We jumped up and down, stretched, and did knee-bend squats half way through this APA symposium! True audience participation. The session focused on the importance of physical health in young people with schizophrenia. In between the physical exertion, our correspondent captured the following key symposium messages and themes.
Rapid weight gain in young people with newly diagnosed schizophrenia is a common phenomenon that increases cardio-metabolic risk profile and contributes to risk of premature death. This was the universal scene-setting message from all of the speakers at a symposium called ‘It’s about time! Improving physical health outcomes in young people prescribed antipsychotic medications’.
But what each of the presenters wanted to convey to delegates was a positive message of hope: namely that obesity is a modifiable risk factor and that there is a particular opportunity in young, newly diagnosed patients to intervene before obesity and its ensuing metabolic risks become entrenched.
Dr Christoph Correll, Professor of Psychiatry and Molecular Medicine at the Hostra North Shore-LIJ School of Medicine, New York, said that when patients start on antipsychotic treatment, modulation of neurotransmitter pathways can affect appetite control and energy homeostasis, leading to weight gain.
Dr Correll and other speakers pointed out that weight gain in patients receiving antipsychotics typically follows a particular trajectory – where weight gain is greatest in the first months following treatment initiation. Dr Correll said that even in this early phase of weight gain, it can be shown that many patients have increases in fasting glucose and changes in their plasma lipid profile. He said there is a need to identify those patients for whom early excessive weight gain and metabolic changes then pose particular risk for later progression to states such as prediabetes, the metabolic syndrome and diabetes.
One of the pioneers of study in this area, Professor John Newcomer of the Washington University School of Medicine, St Louis, USA, highlighted that in any individual, rapid and high gains in weight, and in particular increases in central adiposity, are linked with insulin resistance. He added that weight, insulin resistance and dyslipidaemia are each modifiable risk factors.
Don’t miss the boat
Endocrinologist Professor Katherine Samaras of the University of New South Wales (UNSW) in Australia, believes that it is time to afford young people with schizophrenia the same opportunities for and support in achieving good physical health as would be offered to their peers with other chronic disease diagnoses.
She reminded delegates that the longer a person is overweight, the harder it becomes to lose that weight and she said that a weight gain of >7% from initial body weight is considered a level at which metabolic risks increase. She also said that algorithms and models of care already exist for complication-screening and goal setting – models developed for diabetes prevention and useable in patients with schizophrenia to assist in physical health screening.
Screen and intervene
Dr Jackie Curtis, also from UNSW, and Clinical Director of the Bondi Centre Youth Mental Health Programme and Prof Samaras have been involved in developing and implementing a programme of structured lifestyle support to young people with psychosis.

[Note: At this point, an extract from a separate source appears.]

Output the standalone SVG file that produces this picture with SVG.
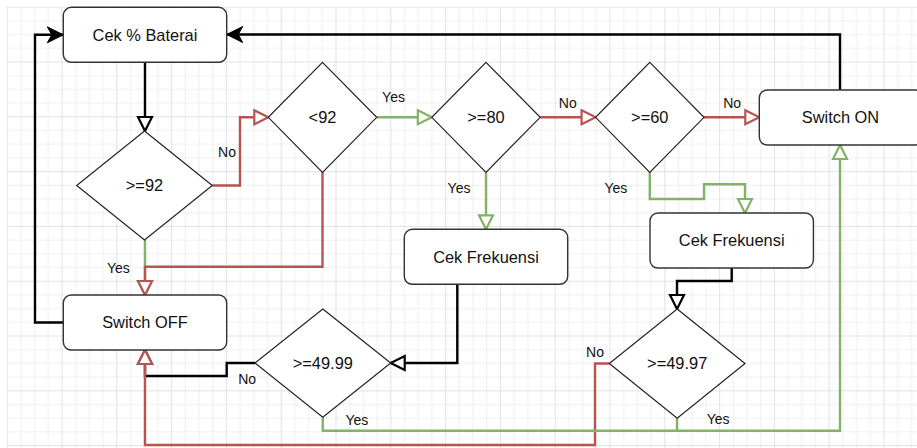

This includes weekly individual counseling sessions with a dietician and exercise physiologist, daily access to clinic-based gym facilities and regular exercise training sessions, and life and health coaching sessions where young people learn to budget for, shop for and cook healthy meals.
Prof Samamas said that although this approach may sound more like social work than medicine – this mental-health centre programme addresses a very real issue relating to physical health and disease prevention.
Dr Curtis reported data comparing outcomes at 12 weeks among young people with psychosis who took part in the lifestyle programme at Bondi, with outcomes for a similar cohort who did not undergo screening or receive lifestyle support following their psychiatric diagnoses. Weight gain in the intervention group was a quarter of that seen in the standard of care group and only 13% of intervention patients versus 35% had clinically significant weight gain.
Any type of exercise plus healthy food
Dr Curtis and Prof Samamas both stressed that any physical activity is good in young people with schizophrenia. They said the objective was not to become ‘gym-buff’ but take exercise of any form. Prof Newcomer also highlighted that exercise helps counter insulin resistance and is important even when patients are overweight or don’t lose weight readily. Prof Samamas has similar simple advice about diet which she passes to young patients with schizophrenia – no soda, no energy-rich snacks and eat something fresh today.
Our correspondent’s highlights from the symposium are meant as a fair representation of the scientific content presented. The views and opinions expressed on this page do not necessarily reflect those of Otsuka and Lundbeck.